Day...what is it now? Five? Yeah, to that I'd say...big fucking deal. I'm 40 now and really, no one, and I mean NO ONE seems to give a damn, including me.
The only reason I care is because for some reason 40 is made to be this pinnacle of awesomeness, amazingness, everything!
But guess what? IT"S NOT! My thighs still hate each other. As I walk from one place to the next, they still bicker and fight and rub against one another as if they were mortal enemies and not actually constructed of the same flesh and blood.

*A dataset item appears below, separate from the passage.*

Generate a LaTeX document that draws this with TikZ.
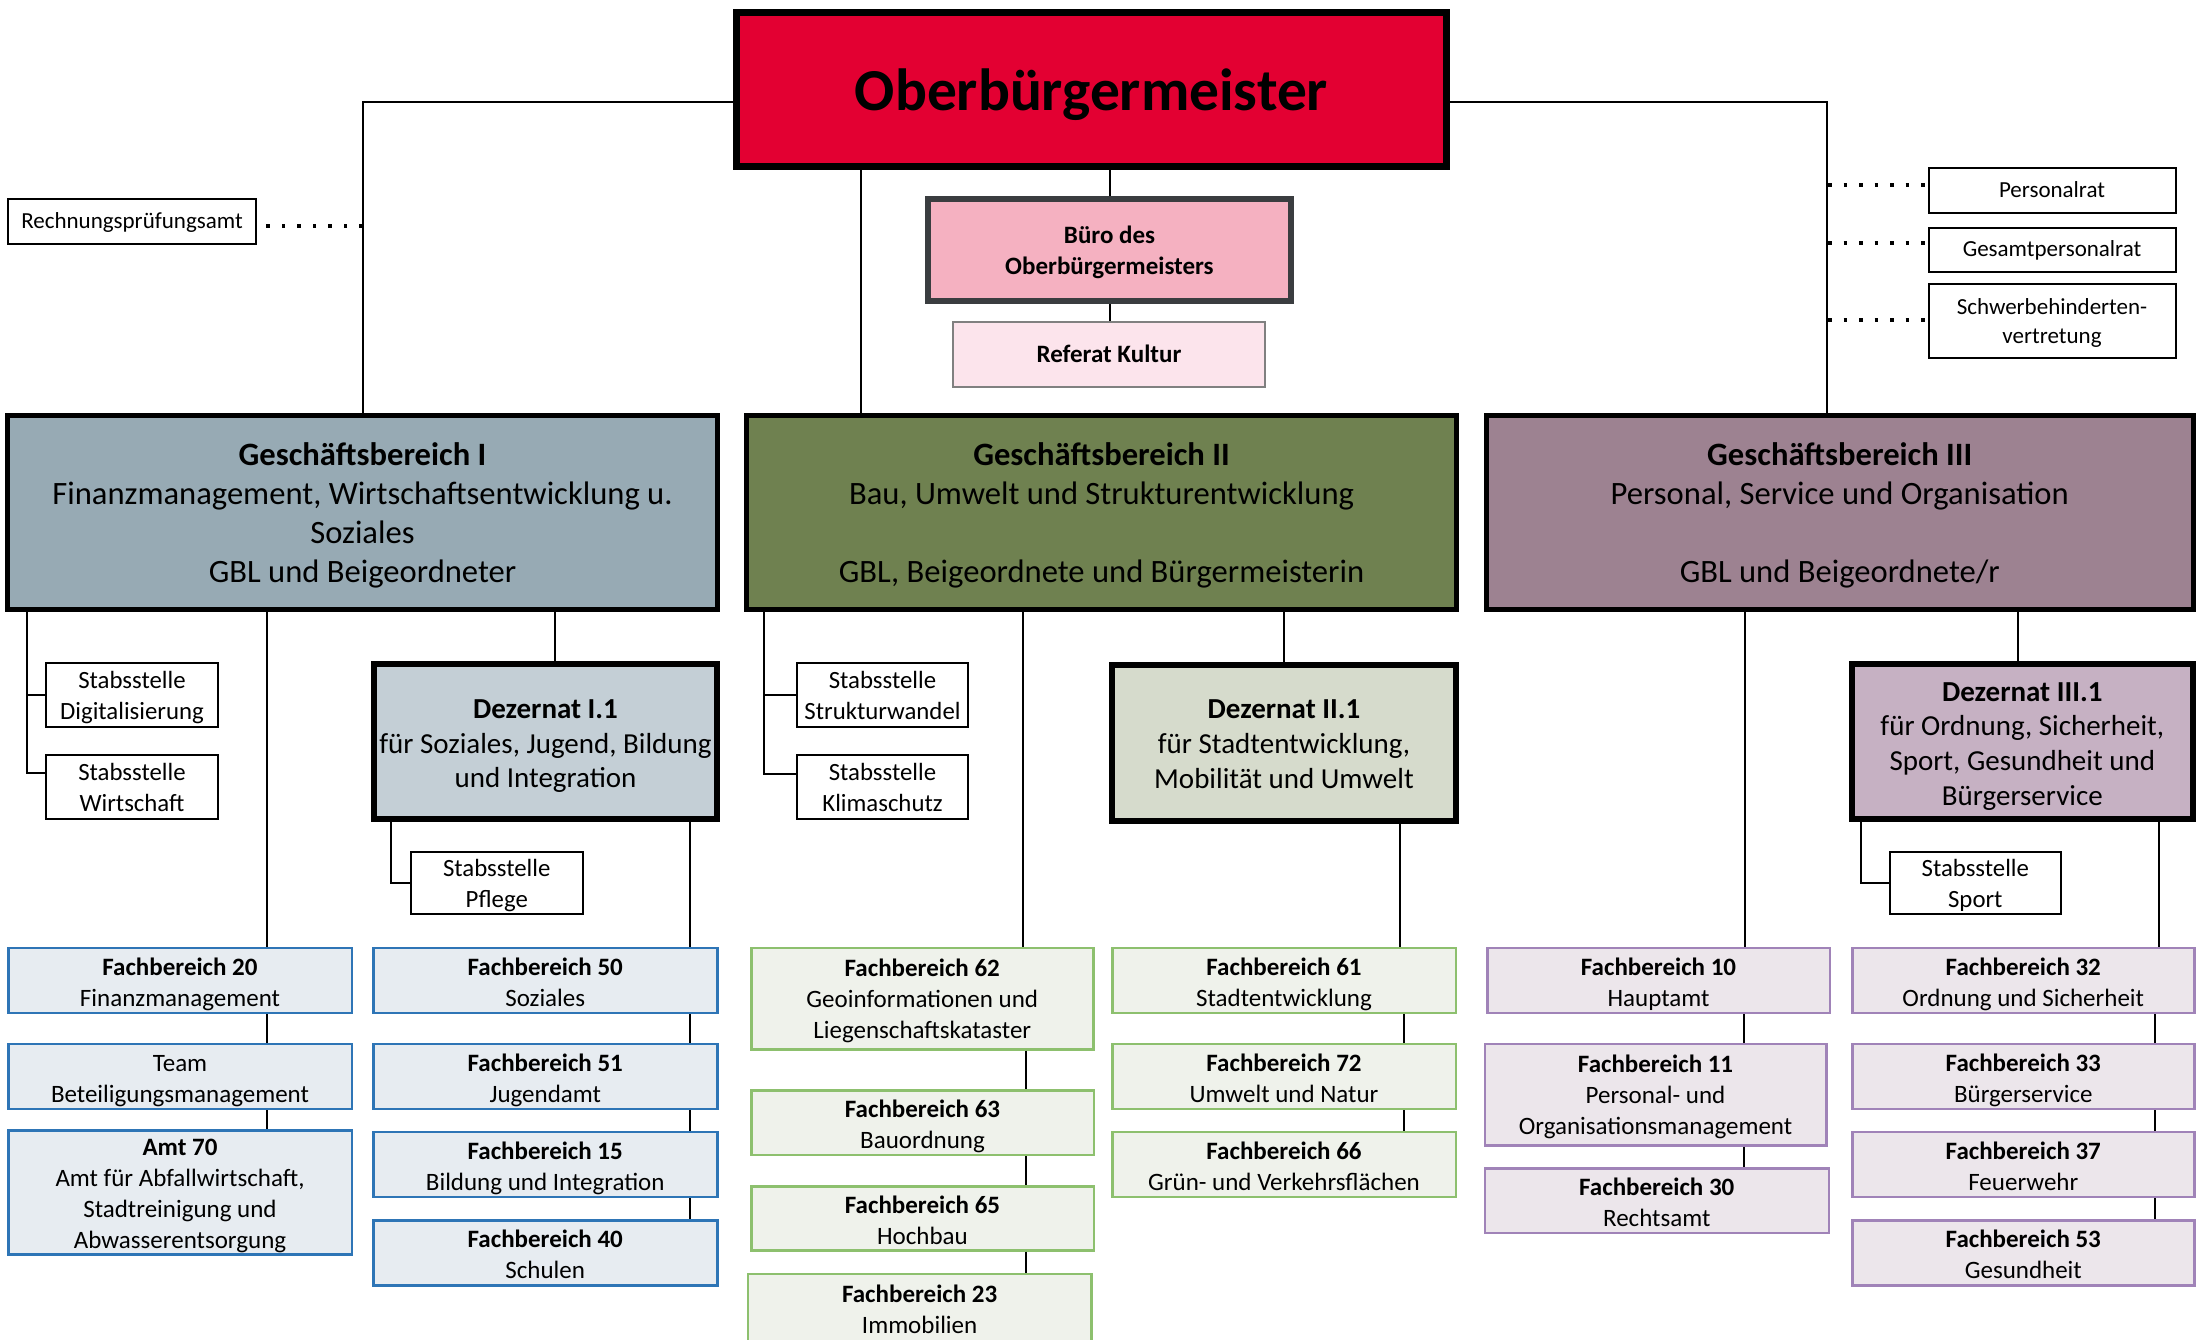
\documentclass[tikz,border=0pt]{standalone}
\usepackage{fontspec}
\setmainfont{Carlito}
\definecolor{obred}{HTML}{E30032}
\definecolor{bueroFill}{HTML}{F5B1C1}
\definecolor{bueroDraw}{HTML}{3A3D40}
\definecolor{refFill}{HTML}{FCE4EC}
\definecolor{refDraw}{HTML}{808080}
\definecolor{gbOne}{HTML}{97AAB4}
\definecolor{gbTwo}{HTML}{6F8150}
\definecolor{gbThree}{HTML}{9D8291}
\definecolor{dezOne}{HTML}{C4CFD6}
\definecolor{dezTwo}{HTML}{D6DBCC}
\definecolor{dezThree}{HTML}{C6B1C3}
\definecolor{fbBlueFill}{HTML}{E7ECF1}
\definecolor{fbBlueDraw}{HTML}{2E75B6}
\definecolor{fbGreenFill}{HTML}{EFF2EB}
\definecolor{fbGreenDraw}{HTML}{8DC06E}
\definecolor{fbPurpFill}{HTML}{ECE6EB}
\definecolor{fbPurpDraw}{HTML}{A083B8}
% multi-line text, lowered a little without changing its box
\newcommand\bx[2][4pt]{\raisebox{-#1}[\height][\depth]{\begin{tabular}{@{}c@{}}#2\end{tabular}}}
\tikzset{
  base/.style={rectangle, inner sep=0pt, text=black},
  obbox/.style={base, fill=obred, draw=black, line width=7pt, font=\fontsize{59.5}{70}\selectfont\bfseries},
  buerobox/.style={base, fill=bueroFill, draw=bueroDraw, line width=6pt, font=\fontsize{25}{30.5}\selectfont\bfseries},
  refbox/.style={base, fill=refFill, draw=refDraw, line width=2pt, font=\fontsize{25}{30.5}\selectfont\bfseries},
  gbbox/.style={base, draw=black, line width=5pt, font=\fontsize{32.6}{39}\selectfont, minimum height=194pt},
  dezbox/.style={base, draw=black, line width=6pt, font=\fontsize{29}{34.6}\selectfont},
  stabbox/.style={base, fill=white, draw=black, line width=2pt, font=\fontsize{24.8}{30.5}\selectfont},
  smallbox/.style={base, fill=white, draw=black, line width=2pt, font=\fontsize{23}{29.5}\selectfont},
  fbbox/.style={base, line width=2.5pt, font=\fontsize{25}{31}\selectfont},
  fbblue/.style={fbbox, fill=fbBlueFill, draw=fbBlueDraw},
  fbgreen/.style={fbbox, fill=fbGreenFill, draw=fbGreenDraw},
  fbpurp/.style={fbbox, fill=fbPurpFill, draw=fbPurpDraw},
  conn/.style={draw=black, line width=2pt},
  dotl/.style={draw=black, line width=3.5pt, dash pattern=on 3.5pt off 12pt},
}
\begin{document}
\begin{tikzpicture}[x=1pt,y=-1pt]
\useasboundingbox (0,0) rectangle (2197,1339);
\clip (0,0) rectangle (2197,1339);
\fill[white] (0,0) rectangle (2197,1339);

% top level
\node[obbox, minimum width=710pt, minimum height=154pt] (ob) at (1091.5,89.5) {\bx[7pt]{Oberbürgermeister}};
\node[buerobox, minimum width=363pt, minimum height=102pt] (buero) at (1109.5,250) {\bx[3pt]{Büro des\\Oberbürgermeisters}};
\node[refbox, minimum width=312.5pt, minimum height=65pt] (referat) at (1109,354.5) {\bx[1.5pt]{Referat Kultur}};
\node[smallbox, minimum width=248pt, minimum height=45pt] (rpa) at (132,221.5) {\bx[1pt]{Rechnungsprüfungsamt}};
\node[smallbox, minimum width=247pt, minimum height=45pt] (personalrat) at (2052,190.5) {\bx[1pt]{Personalrat}};
\node[smallbox, minimum width=247pt, minimum height=44pt] (gesamt) at (2052,250) {\bx[1pt]{Gesamtpersonalrat}};
\node[smallbox, minimum width=247pt, minimum height=74pt] (schwer) at (2052,321) {\bx[2pt]{Schwerbehinderten-\\vertretung}};

% Geschaeftsbereiche
\node[gbbox, fill=gbOne, minimum width=710pt] (gb1) at (362.5,512.5) {\bx[3.5pt]{\textbf{Geschäftsbereich I}\\Finanzmanagement, Wirtschaftsentwicklung u.\\Soziales\\GBL und Beigeordneter}};
\node[gbbox, fill=gbTwo, minimum width=710pt] (gb2) at (1101.5,512.5) {\bx[3.5pt]{\textbf{Geschäftsbereich II}\\Bau, Umwelt und Strukturentwicklung\\~\\GBL, Beigeordnete und Bürgermeisterin}};
\node[gbbox, fill=gbThree, minimum width=707.5pt] (gb3) at (1839.75,512.5) {\bx[3.5pt]{\textbf{Geschäftsbereich III}\\Personal, Service und Organisation\\~\\GBL und Beigeordnete/r}};

% Dezernate
\node[dezbox, fill=dezOne, minimum width=343pt, minimum height=155pt] (dez1) at (545.5,741.2) {\bx[5pt]{\textbf{Dezernat I.1}\\für Soziales, Jugend, Bildung\\und Integration}};
\node[dezbox, fill=dezTwo, minimum width=344pt, minimum height=156pt] (dez2) at (1284,743) {\bx[3.5pt]{\textbf{Dezernat II.1}\\für Stadtentwicklung,\\Mobilität und Umwelt}};
\node[dezbox, fill=dezThree, minimum width=340.6pt, minimum height=155pt] (dez3) at (2022.3,741.2) {\bx[5pt]{\textbf{Dezernat III.1}\\für Ordnung, Sicherheit,\\Sport, Gesundheit und\\Bürgerservice}};

% Stabsstellen
\node[stabbox, minimum width=172pt, minimum height=64pt] (stD) at (132,695) {\bx[3pt]{Stabsstelle\\Digitalisierung}};
\node[stabbox, minimum width=172pt, minimum height=64pt] (stW) at (132,787) {\bx[3pt]{Stabsstelle\\Wirtschaft}};
\node[stabbox, minimum width=171.5pt, minimum height=62pt] (pflege) at (496.75,883) {\bx[3pt]{Stabsstelle\\Pflege}};
\node[stabbox, minimum width=171pt, minimum height=64pt] (stSW) at (882.5,695) {\bx[3pt]{Stabsstelle\\Strukturwandel}};
\node[stabbox, minimum width=171pt, minimum height=64pt] (stKS) at (882.5,787) {\bx[3pt]{Stabsstelle\\Klimaschutz}};
\node[stabbox, minimum width=170.6pt, minimum height=62pt] (sport) at (1975.3,883) {\bx[3pt]{Stabsstelle\\Sport}};

% Fachbereiche I
\node[fbblue, minimum width=343.5pt, minimum height=64.8pt] (fb20) at (180,980.35) {\bx{\textbf{Fachbereich 20}\\Finanzmanagement}};
\node[fbblue, minimum width=343.5pt, minimum height=64.8pt] (team) at (180,1076.35) {\bx{Team\\Beteiligungsmanagement}};
\node[fbblue, minimum width=343.5pt, minimum height=120.8pt] (amt70) at (180,1192.35) {\bx[3.5pt]{\textbf{Amt 70}\\Amt für Abfallwirtschaft,\\Stadtreinigung und\\Abwasserentsorgung}};
\node[fbblue, minimum width=344pt, minimum height=64.8pt] (fb50) at (545.25,980.35) {\bx{\textbf{Fachbereich 50}\\Soziales}};
\node[fbblue, minimum width=344pt, minimum height=64.8pt] (fb51) at (545.25,1076.35) {\bx{\textbf{Fachbereich 51}\\Jugendamt}};
\node[fbblue, minimum width=344pt, minimum height=64.8pt] (fb15) at (545.25,1164.35) {\bx{\textbf{Fachbereich 15}\\Bildung und Integration}};
\node[fbblue, minimum width=344pt, minimum height=65.2pt] (fb40) at (545.25,1252.85) {\bx{\textbf{Fachbereich 40}\\Schulen}};

% Fachbereiche II
\node[fbgreen, minimum width=342pt, minimum height=101.5pt] (fb62) at (922.25,998.7) {\bx[3pt]{\textbf{Fachbereich 62}\\Geoinformationen und\\Liegenschaftskataster}};
\node[fbgreen, minimum width=342.5pt, minimum height=64.5pt] (fb63) at (922.5,1122.5) {\bx{\textbf{Fachbereich 63}\\Bauordnung}};
\node[fbgreen, minimum width=342.5pt, minimum height=64.2pt] (fb65) at (922.5,1218.35) {\bx{\textbf{Fachbereich 65}\\Hochbau}};
\node[fbgreen, minimum width=343.4pt, minimum height=70.8pt] (fb23) at (919.65,1309.35) {\bx[2pt]{\textbf{Fachbereich 23}\\Immobilien}};
\node[fbgreen, minimum width=343.5pt, minimum height=64.8pt] (fb61) at (1284,980.35) {\bx{\textbf{Fachbereich 61}\\Stadtentwicklung}};
\node[fbgreen, minimum width=343.5pt, minimum height=64.8pt] (fb72) at (1284,1076.35) {\bx{\textbf{Fachbereich 72}\\Umwelt und Natur}};
\node[fbgreen, minimum width=343.5pt, minimum height=64.8pt] (fb66) at (1284,1164.35) {\bx{\textbf{Fachbereich 66}\\Grün- und Verkehrsflächen}};

% Fachbereiche III
\node[fbpurp, minimum width=342.5pt, minimum height=64.8pt] (fb10) at (1658.5,980.35) {\bx{\textbf{Fachbereich 10}\\Hauptamt}};
\node[fbpurp, minimum width=341.5pt, minimum height=101.5pt] (fb11) at (1655.55,1094.7) {\bx[3pt]{\textbf{Fachbereich 11}\\Personal- und\\Organisationsmanagement}};
\node[fbpurp, minimum width=344pt, minimum height=64.5pt] (fb30) at (1656.75,1200.5) {\bx{\textbf{Fachbereich 30}\\Rechtsamt}};
\node[fbpurp, minimum width=342.1pt, minimum height=64.8pt] (fb32) at (2023.3,980.35) {\bx{\textbf{Fachbereich 32}\\Ordnung und Sicherheit}};
\node[fbpurp, minimum width=342.1pt, minimum height=64.8pt] (fb33) at (2023.3,1076.35) {\bx{\textbf{Fachbereich 33}\\Bürgerservice}};
\node[fbpurp, minimum width=342.1pt, minimum height=64.8pt] (fb37) at (2023.3,1164.35) {\bx{\textbf{Fachbereich 37}\\Feuerwehr}};
\node[fbpurp, minimum width=342.1pt, minimum height=65.2pt] (fb53) at (2023.3,1252.85) {\bx{\textbf{Fachbereich 53}\\Gesundheit}};

% helper coordinates
\coordinate (yTop) at (0,102);
\coordinate (yDr) at (0,226);
\coordinate (yD1) at (0,185);
\coordinate (yD2) at (0,243);
\coordinate (yD3) at (0,320);
\coordinate (xMid) at (861,0);
\coordinate (xR) at (1827,0);
\coordinate (xS1) at (27,0);
\coordinate (yS1) at (0,773);
\coordinate (xF1) at (266.5,0);
\coordinate (xD1) at (555,0);
\coordinate (xP) at (391,0);
\coordinate (xF5) at (690,0);
\coordinate (xS2) at (763.5,0);
\coordinate (yS2) at (0,774);
\coordinate (xG2) at (1023,0);
\coordinate (xF6) at (1026,0);
\coordinate (xD2) at (1400,0);
\coordinate (xF7) at (1404,0);
\coordinate (xG3) at (1745,0);
\coordinate (xF10) at (1744,0);
\coordinate (xD3) at (2018,0);
\coordinate (xSp) at (1860.5,0);
\coordinate (xE3) at (2159,0);
\coordinate (xF3) at (2155,0);

% connectors top
\draw[conn] (ob.west |- yTop) -| (gb1.north);
\draw[conn] (ob.east |- yTop) -| (xR |- gb3.north);
\draw[conn] (xMid |- ob.south) -- (xMid |- gb2.north);
\draw[conn] (buero.north) -- (buero.north |- ob.south);
\draw[conn] (buero.south) -- (buero.south |- referat.north);
\draw[dotl, shorten >=9pt] (gb1.north |- yDr) -- (rpa.east |- yDr);
\draw[dotl, shorten <=1pt] (xR |- yD1) -- (personalrat.west |- yD1);
\draw[dotl, shorten <=1pt] (xR |- yD2) -- (gesamt.west |- yD2);
\draw[dotl, shorten <=1pt] (xR |- yD3) -- (schwer.west |- yD3);

% GB I
\draw[conn] (xS1 |- gb1.south) |- (stW.west |- yS1);
\draw[conn] (xS1 |- stD.west) -- (stD.west);
\draw[conn] (xF1 |- gb1.south) -- (xF1 |- fb20.north);
\draw[conn] (xF1 |- fb20.south) -- (xF1 |- team.north);
\draw[conn] (xF1 |- team.south) -- (xF1 |- amt70.north);
\draw[conn] (xD1 |- gb1.south) -- (xD1 |- dez1.north);
\draw[conn] (xP |- dez1.south) |- (pflege.west);
\draw[conn] (xF5 |- dez1.south) -- (xF5 |- fb50.north);
\draw[conn] (xF5 |- fb50.south) -- (xF5 |- fb51.north);
\draw[conn] (xF5 |- fb51.south) -- (xF5 |- fb15.north);
\draw[conn] (xF5 |- fb15.south) -- (xF5 |- fb40.north);

% GB II
\draw[conn] (xS2 |- gb2.south) |- (stKS.west |- yS2);
\draw[conn] (xS2 |- stSW.west) -- (stSW.west);
\draw[conn] (xG2 |- gb2.south) -- (xG2 |- fb62.north);
\draw[conn] (xF6 |- fb62.south) -- (xF6 |- fb63.north);
\draw[conn] (xF6 |- fb63.south) -- (xF6 |- fb65.north);
\draw[conn] (xF6 |- fb65.south) -- (xF6 |- fb23.north);
\draw[conn] (gb2.south -| dez2.north) -- (dez2.north);
\draw[conn] (xD2 |- dez2.south) -- (xD2 |- fb61.north);
\draw[conn] (xF7 |- fb61.south) -- (xF7 |- fb72.north);
\draw[conn] (xF7 |- fb72.south) -- (xF7 |- fb66.north);

% GB III
\draw[conn] (xG3 |- gb3.south) -- (xG3 |- fb10.north);
\draw[conn] (xF10 |- fb10.south) -- (xF10 |- fb11.north);
\draw[conn] (xF10 |- fb11.south) -- (xF10 |- fb30.north);
\draw[conn] (xD3 |- gb3.south) -- (xD3 |- dez3.north);
\draw[conn] (xSp |- dez3.south) |- (sport.west);
\draw[conn] (xE3 |- dez3.south) -- (xE3 |- fb32.north);
\draw[conn] (xF3 |- fb32.south) -- (xF3 |- fb33.north);
\draw[conn] (xF3 |- fb33.south) -- (xF3 |- fb37.north);
\draw[conn] (xF3 |- fb37.south) -- (xF3 |- fb53.north);
\end{tikzpicture}
\end{document}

I still feel disorganized and scattered. The wet clothes don't automatically jump from the washer to the dryer and the dirty dishes don't line up in anticipation to be dolefully placed into the dishwasher. These chores still take work and dedication.
Guess what? It is ALL the same, except, quite possibly, you now have a bit less energy with which to complete the mundane endeavors or worse yet, you realize, in a moment of complete and utter selfish clarity that you don't CARE how the chores or obligations are completed. You just want it done with as little input as possible.
Forty is just so weird. All these expectations, all these hopes, all these amazing fucking fears. Truth be told, so far, 40 sucks. :)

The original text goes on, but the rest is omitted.